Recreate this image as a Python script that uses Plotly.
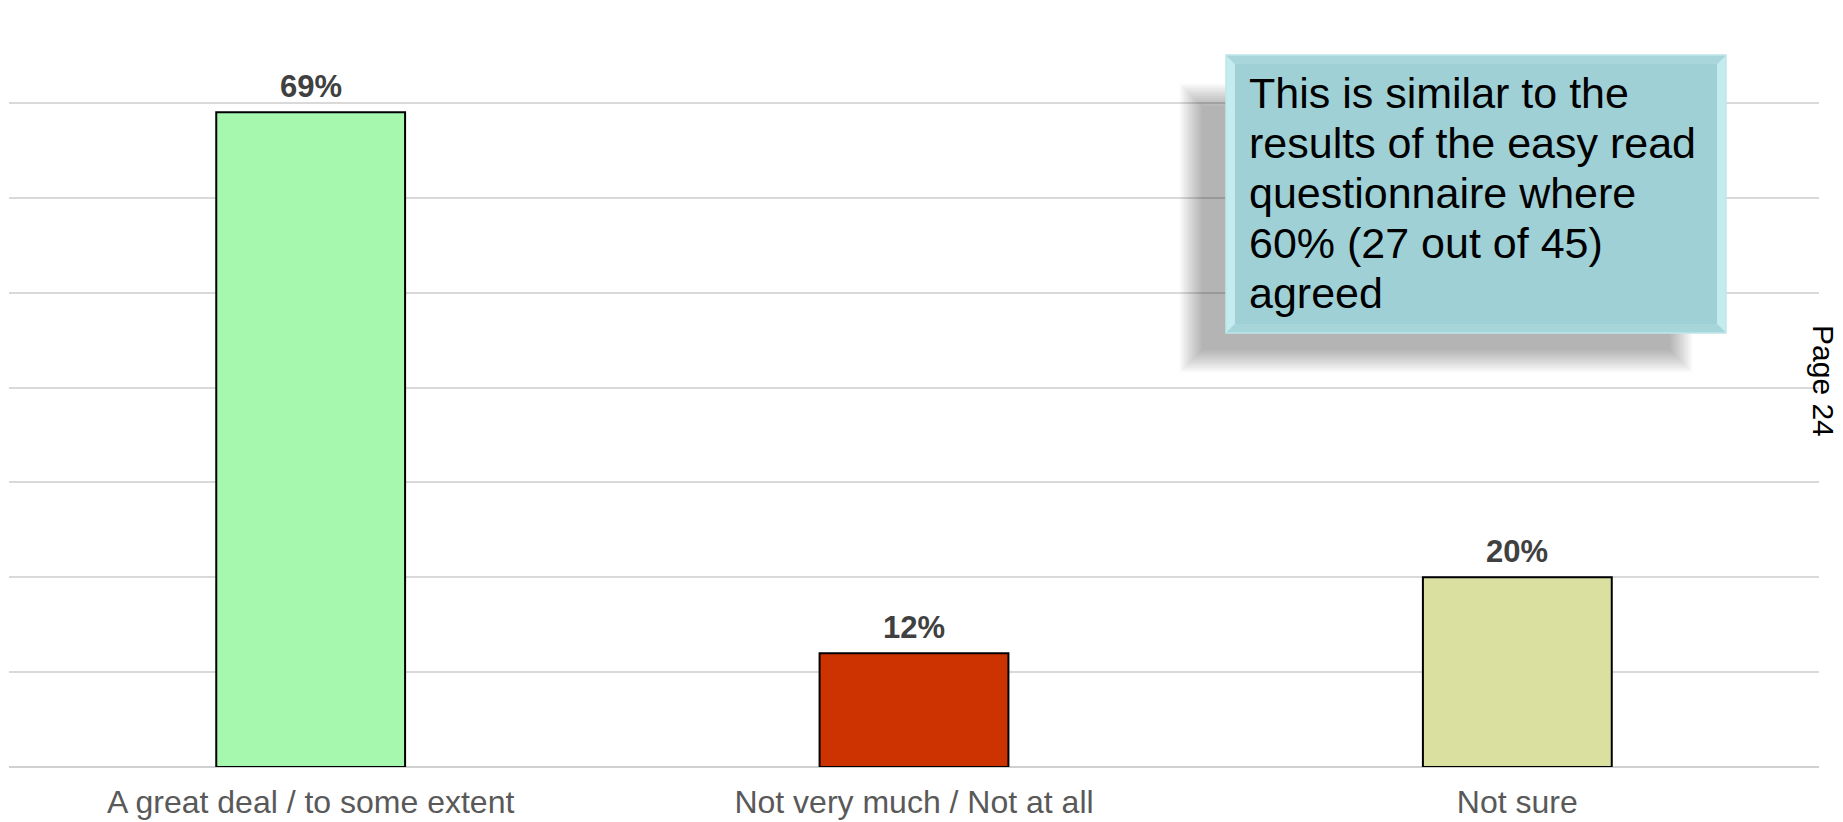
...
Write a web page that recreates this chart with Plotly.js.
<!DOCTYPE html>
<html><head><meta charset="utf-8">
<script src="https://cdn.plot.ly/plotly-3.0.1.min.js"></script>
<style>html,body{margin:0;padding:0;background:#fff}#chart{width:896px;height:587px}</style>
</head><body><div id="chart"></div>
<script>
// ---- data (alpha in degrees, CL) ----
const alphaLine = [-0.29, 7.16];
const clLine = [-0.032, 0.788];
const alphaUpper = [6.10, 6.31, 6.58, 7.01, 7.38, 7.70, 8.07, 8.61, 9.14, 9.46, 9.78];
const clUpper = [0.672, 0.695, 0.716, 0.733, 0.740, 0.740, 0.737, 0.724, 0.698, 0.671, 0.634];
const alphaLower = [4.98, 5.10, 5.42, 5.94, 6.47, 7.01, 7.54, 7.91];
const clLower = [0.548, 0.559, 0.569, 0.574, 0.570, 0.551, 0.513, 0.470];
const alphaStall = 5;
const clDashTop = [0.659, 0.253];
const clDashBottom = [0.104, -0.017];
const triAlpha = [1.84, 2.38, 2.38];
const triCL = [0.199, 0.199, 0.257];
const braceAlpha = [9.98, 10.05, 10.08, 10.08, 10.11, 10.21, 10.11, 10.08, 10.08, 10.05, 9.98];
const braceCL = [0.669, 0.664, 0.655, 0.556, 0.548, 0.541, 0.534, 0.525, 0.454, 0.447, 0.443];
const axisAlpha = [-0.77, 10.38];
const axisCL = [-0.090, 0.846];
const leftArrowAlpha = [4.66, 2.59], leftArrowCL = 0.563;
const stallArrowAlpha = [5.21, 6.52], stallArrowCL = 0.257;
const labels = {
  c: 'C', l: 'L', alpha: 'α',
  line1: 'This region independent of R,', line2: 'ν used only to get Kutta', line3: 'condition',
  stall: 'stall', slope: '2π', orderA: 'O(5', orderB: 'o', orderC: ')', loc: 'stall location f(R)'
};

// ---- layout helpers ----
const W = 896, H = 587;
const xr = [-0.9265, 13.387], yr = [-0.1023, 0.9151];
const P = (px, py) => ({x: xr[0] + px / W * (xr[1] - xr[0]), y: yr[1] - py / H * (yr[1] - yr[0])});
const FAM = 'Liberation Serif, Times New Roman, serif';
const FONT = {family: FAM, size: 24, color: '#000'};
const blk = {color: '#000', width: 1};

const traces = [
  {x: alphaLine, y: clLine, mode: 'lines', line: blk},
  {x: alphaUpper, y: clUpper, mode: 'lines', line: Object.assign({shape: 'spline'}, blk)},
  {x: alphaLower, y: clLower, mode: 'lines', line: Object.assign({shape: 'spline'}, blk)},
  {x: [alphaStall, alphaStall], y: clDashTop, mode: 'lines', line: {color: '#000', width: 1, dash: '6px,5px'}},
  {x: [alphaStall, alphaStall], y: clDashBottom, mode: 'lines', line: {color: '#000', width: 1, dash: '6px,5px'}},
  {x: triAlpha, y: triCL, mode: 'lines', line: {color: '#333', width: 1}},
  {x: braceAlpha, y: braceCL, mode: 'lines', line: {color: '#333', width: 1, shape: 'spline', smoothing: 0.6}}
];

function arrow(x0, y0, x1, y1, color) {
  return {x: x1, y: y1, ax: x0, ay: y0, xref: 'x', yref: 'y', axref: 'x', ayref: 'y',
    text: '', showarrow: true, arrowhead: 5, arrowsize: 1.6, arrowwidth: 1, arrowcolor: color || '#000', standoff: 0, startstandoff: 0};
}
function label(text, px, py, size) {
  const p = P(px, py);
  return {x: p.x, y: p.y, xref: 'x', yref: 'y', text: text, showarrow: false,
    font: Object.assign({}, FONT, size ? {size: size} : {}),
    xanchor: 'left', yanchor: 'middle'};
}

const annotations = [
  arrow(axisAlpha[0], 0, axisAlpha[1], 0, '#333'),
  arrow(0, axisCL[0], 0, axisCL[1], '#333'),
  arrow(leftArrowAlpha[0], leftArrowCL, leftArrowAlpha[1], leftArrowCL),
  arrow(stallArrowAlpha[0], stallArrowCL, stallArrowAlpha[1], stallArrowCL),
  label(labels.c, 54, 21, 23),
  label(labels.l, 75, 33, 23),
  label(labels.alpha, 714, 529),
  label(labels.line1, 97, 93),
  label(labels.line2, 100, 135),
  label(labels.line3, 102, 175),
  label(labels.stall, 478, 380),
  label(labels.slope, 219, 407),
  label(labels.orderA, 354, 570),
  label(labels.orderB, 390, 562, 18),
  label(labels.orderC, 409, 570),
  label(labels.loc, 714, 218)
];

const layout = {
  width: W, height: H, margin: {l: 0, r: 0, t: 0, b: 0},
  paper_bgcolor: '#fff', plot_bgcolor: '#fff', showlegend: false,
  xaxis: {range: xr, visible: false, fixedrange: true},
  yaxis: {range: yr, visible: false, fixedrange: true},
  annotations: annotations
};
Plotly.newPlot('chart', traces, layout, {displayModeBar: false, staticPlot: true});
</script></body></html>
...
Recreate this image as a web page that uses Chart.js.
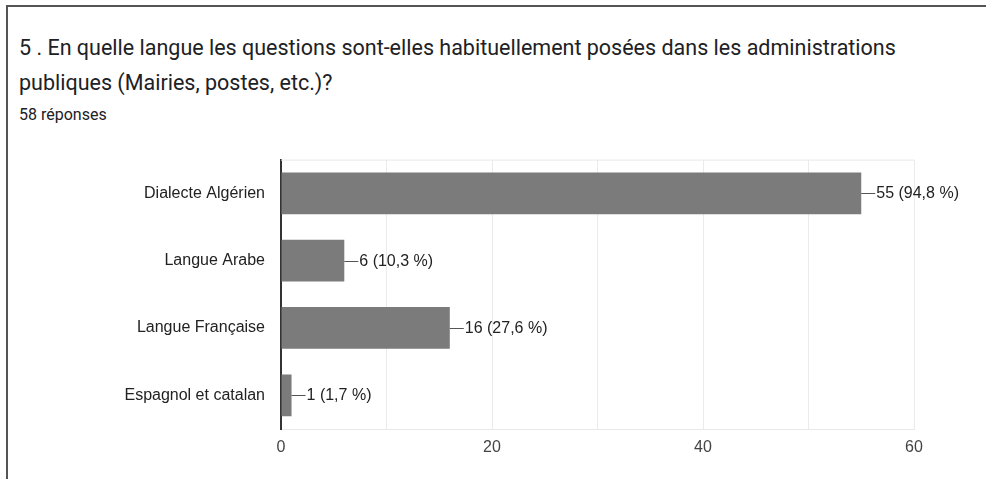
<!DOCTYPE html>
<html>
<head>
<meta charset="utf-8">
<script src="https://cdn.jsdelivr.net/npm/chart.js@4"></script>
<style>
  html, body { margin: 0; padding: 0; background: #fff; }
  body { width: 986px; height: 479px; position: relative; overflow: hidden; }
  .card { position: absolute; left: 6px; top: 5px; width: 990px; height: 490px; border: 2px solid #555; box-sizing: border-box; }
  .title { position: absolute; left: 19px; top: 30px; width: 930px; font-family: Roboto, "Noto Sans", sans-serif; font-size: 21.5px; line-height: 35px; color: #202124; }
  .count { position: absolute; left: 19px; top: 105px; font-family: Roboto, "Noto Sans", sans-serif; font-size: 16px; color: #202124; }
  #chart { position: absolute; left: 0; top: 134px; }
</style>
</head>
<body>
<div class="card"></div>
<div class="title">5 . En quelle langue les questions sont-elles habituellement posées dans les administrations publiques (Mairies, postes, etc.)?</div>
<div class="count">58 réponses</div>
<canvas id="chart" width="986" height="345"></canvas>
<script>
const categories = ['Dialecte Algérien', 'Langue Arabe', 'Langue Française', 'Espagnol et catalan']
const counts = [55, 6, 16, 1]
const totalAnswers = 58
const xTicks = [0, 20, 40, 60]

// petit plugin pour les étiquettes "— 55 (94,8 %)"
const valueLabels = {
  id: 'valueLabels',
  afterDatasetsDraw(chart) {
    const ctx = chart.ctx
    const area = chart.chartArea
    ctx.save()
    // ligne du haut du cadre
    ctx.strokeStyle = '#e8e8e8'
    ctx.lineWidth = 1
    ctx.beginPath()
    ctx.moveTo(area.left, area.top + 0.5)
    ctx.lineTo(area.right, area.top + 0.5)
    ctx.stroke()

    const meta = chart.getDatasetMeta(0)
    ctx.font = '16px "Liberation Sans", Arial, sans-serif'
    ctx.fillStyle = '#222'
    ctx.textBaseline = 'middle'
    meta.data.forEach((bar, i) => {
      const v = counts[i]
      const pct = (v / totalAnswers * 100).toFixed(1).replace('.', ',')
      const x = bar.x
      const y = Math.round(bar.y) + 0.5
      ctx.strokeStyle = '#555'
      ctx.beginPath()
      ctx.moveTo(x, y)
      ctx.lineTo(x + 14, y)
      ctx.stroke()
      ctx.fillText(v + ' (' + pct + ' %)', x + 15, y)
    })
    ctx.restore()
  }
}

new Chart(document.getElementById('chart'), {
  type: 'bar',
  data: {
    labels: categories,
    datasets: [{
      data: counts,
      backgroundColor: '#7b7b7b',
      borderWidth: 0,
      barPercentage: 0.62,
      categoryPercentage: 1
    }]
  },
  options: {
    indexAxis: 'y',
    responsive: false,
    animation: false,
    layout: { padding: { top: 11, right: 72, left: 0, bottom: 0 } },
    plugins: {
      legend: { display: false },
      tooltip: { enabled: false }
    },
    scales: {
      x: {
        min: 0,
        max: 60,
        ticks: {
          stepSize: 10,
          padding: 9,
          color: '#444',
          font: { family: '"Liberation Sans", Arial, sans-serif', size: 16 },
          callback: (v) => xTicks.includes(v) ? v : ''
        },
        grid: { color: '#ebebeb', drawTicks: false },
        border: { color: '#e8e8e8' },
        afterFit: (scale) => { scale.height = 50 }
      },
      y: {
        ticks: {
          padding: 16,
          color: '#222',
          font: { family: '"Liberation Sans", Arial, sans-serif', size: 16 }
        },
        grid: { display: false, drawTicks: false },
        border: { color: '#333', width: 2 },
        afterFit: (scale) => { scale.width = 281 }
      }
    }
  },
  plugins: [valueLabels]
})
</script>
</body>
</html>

Aim:
Collect every line with the string "page" from the records, and copy each.

Worked solution:
Write a web page that recreates this chart with Plotly.js.
Recreate this image as a web page that uses Chart.js.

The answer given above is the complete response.